» Direction
Locate the lines of the listing below that hold "this", then copy each of them.

(Source code of charts)
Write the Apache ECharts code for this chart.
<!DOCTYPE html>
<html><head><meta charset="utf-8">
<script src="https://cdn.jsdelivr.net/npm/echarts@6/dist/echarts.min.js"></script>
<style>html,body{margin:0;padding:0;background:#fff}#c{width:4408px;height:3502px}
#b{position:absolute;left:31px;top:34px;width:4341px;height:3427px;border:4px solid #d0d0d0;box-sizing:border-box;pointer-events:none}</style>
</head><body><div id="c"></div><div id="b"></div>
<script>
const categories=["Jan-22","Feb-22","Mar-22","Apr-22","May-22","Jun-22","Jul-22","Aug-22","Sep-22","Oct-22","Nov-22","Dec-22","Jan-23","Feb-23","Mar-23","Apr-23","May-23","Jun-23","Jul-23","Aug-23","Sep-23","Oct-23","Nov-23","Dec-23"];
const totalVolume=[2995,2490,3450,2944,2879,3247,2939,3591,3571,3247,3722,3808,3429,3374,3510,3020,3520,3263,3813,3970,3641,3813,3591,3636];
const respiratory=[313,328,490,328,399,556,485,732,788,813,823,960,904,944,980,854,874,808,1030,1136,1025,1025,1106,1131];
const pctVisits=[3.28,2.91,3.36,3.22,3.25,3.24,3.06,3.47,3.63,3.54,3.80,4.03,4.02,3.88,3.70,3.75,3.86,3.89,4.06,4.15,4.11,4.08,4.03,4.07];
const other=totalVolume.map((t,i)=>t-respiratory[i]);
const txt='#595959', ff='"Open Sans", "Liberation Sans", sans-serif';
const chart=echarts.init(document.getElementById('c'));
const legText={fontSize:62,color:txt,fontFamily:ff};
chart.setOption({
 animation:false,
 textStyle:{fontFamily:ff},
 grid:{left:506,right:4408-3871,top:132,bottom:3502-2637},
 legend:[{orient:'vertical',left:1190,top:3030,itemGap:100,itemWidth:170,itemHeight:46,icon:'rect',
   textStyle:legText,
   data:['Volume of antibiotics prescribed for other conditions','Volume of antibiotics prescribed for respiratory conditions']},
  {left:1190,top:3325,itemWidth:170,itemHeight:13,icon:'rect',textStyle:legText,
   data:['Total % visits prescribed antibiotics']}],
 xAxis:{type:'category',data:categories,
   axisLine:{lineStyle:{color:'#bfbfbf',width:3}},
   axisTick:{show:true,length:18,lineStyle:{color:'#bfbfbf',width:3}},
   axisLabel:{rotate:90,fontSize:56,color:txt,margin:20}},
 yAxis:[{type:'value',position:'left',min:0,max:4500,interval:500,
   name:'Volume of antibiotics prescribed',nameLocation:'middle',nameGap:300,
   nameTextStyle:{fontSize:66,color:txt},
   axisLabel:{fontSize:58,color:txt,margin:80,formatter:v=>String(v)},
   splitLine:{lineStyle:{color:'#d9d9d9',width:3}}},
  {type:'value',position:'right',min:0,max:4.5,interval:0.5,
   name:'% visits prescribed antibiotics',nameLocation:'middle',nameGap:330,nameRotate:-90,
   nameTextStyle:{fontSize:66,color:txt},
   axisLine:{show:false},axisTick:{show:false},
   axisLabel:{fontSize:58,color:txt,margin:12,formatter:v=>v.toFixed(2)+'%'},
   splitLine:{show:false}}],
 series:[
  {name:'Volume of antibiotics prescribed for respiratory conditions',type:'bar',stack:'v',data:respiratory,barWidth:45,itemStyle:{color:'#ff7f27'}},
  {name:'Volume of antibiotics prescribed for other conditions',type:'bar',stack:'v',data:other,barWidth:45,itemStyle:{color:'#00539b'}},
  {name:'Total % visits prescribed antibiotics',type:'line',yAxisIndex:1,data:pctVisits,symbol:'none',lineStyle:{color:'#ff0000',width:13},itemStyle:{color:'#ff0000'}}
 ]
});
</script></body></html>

---

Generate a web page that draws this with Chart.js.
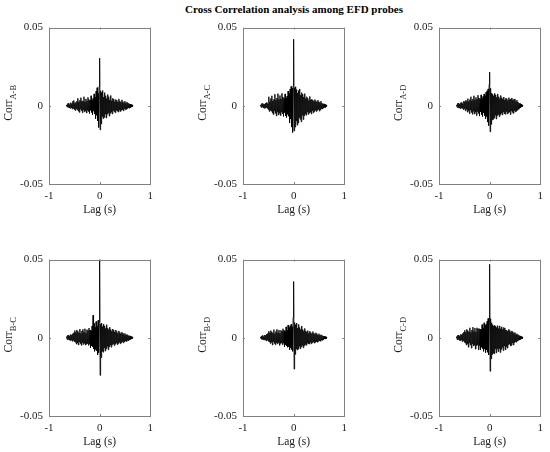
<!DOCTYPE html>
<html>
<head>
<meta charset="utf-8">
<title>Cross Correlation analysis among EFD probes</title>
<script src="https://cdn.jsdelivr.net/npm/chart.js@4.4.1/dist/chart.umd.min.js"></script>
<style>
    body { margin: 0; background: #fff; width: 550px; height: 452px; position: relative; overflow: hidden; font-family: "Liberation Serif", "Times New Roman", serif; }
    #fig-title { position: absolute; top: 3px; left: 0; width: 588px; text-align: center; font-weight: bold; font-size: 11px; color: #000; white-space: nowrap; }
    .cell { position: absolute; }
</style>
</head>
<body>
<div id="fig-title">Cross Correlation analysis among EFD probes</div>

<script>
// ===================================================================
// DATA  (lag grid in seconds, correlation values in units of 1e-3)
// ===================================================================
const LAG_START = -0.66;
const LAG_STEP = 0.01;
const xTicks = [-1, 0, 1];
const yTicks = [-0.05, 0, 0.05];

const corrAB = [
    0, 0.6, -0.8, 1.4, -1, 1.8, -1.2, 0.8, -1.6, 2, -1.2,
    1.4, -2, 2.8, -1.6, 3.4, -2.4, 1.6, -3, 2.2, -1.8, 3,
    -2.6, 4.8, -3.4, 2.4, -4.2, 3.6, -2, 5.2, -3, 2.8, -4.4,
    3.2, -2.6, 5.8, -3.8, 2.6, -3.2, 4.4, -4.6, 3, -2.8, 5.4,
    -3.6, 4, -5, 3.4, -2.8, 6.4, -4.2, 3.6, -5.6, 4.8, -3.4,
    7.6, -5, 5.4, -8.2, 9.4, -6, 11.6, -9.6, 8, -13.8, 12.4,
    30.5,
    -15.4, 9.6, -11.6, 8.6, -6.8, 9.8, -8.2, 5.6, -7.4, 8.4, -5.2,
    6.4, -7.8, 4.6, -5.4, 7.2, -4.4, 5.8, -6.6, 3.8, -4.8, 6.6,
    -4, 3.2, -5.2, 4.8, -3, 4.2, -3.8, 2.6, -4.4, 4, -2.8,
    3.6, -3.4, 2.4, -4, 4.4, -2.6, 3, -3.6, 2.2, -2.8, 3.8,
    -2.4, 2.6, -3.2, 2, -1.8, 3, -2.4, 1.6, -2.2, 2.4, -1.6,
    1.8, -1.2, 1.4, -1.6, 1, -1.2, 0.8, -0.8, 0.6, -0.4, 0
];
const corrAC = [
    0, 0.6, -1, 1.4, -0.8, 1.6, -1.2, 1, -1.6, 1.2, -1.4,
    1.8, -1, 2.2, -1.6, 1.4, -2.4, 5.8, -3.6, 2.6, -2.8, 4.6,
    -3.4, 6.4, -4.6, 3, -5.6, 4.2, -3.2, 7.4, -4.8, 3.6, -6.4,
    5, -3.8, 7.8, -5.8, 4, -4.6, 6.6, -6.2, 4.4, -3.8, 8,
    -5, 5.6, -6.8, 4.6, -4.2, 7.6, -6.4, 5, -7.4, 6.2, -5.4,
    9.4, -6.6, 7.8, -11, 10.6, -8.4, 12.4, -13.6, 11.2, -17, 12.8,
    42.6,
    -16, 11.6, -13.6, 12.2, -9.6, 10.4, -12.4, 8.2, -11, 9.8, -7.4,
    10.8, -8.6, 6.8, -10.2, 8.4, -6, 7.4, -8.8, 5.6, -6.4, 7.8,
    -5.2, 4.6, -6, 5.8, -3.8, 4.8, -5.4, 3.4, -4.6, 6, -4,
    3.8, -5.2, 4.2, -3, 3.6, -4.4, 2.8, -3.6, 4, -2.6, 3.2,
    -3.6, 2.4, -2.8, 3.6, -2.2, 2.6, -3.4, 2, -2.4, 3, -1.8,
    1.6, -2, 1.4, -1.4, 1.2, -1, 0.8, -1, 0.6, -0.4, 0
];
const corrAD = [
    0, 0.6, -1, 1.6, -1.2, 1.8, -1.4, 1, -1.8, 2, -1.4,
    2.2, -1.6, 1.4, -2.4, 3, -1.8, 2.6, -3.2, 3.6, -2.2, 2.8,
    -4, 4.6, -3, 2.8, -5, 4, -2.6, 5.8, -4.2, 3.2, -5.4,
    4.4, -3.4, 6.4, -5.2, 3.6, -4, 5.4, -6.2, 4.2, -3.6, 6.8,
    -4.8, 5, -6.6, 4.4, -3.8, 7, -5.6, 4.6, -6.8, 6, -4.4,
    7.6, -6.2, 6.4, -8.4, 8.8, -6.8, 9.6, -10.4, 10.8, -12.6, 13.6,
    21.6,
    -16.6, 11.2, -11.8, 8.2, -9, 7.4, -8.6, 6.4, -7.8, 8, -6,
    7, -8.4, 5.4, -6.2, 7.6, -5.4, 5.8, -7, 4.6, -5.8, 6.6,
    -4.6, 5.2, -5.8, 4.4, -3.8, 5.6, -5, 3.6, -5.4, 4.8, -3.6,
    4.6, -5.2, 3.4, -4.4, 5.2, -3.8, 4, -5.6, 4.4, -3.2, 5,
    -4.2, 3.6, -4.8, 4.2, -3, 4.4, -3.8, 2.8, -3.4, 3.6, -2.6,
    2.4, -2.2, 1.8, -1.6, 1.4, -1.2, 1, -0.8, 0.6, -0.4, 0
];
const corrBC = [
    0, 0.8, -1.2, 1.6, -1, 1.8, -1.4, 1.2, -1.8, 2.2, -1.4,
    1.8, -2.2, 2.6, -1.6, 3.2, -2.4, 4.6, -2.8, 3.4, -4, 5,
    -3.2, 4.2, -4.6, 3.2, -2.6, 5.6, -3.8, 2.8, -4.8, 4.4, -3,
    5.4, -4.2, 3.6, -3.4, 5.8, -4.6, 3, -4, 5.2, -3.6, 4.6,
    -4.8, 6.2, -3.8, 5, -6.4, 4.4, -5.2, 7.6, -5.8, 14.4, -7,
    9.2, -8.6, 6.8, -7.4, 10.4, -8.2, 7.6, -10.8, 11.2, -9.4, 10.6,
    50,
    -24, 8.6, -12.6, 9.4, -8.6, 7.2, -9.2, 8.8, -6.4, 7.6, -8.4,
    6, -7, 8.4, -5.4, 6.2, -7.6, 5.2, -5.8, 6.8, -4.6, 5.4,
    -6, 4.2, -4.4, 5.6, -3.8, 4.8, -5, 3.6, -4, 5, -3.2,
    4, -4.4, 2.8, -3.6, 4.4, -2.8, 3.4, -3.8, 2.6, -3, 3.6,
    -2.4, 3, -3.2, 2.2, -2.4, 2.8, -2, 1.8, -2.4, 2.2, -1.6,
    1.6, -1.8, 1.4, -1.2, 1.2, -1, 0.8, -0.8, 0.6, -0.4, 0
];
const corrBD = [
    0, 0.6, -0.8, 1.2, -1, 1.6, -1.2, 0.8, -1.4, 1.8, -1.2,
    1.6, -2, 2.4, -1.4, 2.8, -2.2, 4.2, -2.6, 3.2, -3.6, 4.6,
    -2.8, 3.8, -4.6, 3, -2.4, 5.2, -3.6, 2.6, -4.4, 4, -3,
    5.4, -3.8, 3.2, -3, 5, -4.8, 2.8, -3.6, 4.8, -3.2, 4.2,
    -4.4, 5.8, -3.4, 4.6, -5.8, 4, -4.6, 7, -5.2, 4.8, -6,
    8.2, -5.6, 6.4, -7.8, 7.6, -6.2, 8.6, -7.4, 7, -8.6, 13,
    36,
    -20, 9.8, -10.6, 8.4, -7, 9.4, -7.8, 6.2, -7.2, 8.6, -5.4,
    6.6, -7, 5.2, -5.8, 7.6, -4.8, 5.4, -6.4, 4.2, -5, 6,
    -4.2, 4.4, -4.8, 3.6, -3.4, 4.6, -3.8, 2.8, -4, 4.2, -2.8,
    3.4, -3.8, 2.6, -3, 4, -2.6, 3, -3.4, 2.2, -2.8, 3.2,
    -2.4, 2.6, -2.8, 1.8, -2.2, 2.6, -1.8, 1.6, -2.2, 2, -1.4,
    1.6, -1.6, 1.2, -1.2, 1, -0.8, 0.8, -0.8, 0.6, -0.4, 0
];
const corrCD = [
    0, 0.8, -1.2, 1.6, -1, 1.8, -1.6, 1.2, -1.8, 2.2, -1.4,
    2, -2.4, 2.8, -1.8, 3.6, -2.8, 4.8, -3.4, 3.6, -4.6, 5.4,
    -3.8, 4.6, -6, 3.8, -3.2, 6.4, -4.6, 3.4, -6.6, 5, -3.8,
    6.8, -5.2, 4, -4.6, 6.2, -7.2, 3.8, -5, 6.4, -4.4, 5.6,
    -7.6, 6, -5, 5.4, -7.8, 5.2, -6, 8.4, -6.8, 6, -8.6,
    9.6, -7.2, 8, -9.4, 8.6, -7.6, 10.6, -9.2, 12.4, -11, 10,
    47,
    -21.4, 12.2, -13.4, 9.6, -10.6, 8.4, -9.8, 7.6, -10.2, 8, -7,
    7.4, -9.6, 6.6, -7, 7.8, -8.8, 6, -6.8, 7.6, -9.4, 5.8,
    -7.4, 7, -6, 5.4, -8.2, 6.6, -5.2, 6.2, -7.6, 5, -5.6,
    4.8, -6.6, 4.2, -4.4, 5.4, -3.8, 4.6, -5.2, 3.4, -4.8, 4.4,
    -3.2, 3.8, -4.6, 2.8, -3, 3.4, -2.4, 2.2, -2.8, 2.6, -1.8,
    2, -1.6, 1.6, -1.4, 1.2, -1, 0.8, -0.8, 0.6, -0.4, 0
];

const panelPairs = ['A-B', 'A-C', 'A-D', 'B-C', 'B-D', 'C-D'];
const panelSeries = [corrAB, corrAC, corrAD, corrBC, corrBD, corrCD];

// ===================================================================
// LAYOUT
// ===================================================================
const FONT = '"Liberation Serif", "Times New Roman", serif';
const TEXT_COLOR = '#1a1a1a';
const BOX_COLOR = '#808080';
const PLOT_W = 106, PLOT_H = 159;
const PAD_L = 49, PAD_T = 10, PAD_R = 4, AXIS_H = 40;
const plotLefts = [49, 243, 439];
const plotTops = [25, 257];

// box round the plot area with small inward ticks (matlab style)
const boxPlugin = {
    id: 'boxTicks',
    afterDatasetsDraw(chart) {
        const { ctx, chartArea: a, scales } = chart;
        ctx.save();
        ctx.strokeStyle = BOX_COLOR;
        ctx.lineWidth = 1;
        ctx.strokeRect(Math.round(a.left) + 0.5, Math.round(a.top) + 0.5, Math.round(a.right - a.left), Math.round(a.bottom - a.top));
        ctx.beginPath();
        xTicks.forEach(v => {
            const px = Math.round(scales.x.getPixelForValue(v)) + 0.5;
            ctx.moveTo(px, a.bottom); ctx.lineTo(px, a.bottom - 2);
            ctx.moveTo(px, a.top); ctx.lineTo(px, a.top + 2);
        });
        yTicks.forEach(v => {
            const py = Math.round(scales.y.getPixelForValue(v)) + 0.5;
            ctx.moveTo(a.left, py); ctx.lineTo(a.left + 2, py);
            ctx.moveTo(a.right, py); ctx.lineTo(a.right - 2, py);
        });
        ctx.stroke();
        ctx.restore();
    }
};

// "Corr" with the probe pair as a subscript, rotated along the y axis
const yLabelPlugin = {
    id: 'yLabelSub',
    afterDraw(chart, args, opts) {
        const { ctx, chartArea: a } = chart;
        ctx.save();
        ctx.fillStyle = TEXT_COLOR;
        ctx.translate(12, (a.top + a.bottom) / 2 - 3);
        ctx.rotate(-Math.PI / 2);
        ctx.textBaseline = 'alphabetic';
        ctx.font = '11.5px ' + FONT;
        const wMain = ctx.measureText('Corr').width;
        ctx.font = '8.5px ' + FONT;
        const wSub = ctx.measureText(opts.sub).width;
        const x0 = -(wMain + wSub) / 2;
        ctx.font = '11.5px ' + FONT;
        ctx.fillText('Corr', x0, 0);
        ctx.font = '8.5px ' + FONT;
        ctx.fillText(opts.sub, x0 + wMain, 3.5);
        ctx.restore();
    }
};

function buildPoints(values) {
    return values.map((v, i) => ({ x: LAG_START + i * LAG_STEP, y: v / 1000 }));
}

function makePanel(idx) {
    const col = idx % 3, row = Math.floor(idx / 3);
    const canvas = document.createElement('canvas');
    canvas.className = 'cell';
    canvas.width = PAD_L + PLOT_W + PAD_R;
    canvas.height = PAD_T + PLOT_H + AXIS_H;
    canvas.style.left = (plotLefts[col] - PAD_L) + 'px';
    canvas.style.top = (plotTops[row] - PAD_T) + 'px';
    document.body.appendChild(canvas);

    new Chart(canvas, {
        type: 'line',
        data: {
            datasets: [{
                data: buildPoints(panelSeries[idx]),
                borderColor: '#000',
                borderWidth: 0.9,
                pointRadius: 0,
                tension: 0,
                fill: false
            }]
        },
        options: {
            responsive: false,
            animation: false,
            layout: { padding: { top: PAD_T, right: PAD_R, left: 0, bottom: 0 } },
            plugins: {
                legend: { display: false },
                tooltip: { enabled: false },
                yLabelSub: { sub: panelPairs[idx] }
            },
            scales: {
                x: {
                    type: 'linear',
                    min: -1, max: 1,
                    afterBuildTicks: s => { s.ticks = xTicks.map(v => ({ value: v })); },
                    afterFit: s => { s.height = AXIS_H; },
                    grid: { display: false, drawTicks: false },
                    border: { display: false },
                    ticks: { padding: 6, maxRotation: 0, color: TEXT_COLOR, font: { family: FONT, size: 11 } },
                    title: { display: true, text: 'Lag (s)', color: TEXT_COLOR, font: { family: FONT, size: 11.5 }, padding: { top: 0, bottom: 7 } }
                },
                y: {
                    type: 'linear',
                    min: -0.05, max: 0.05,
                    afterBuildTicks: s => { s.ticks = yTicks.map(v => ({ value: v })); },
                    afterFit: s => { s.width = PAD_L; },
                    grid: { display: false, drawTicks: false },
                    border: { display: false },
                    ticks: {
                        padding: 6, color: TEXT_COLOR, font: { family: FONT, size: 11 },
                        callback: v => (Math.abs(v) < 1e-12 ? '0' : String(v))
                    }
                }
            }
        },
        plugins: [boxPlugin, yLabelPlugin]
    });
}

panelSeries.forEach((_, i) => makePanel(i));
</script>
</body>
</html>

» Full answer
Write the Apache ECharts code for this chart.
Generate a web page that draws this with Chart.js.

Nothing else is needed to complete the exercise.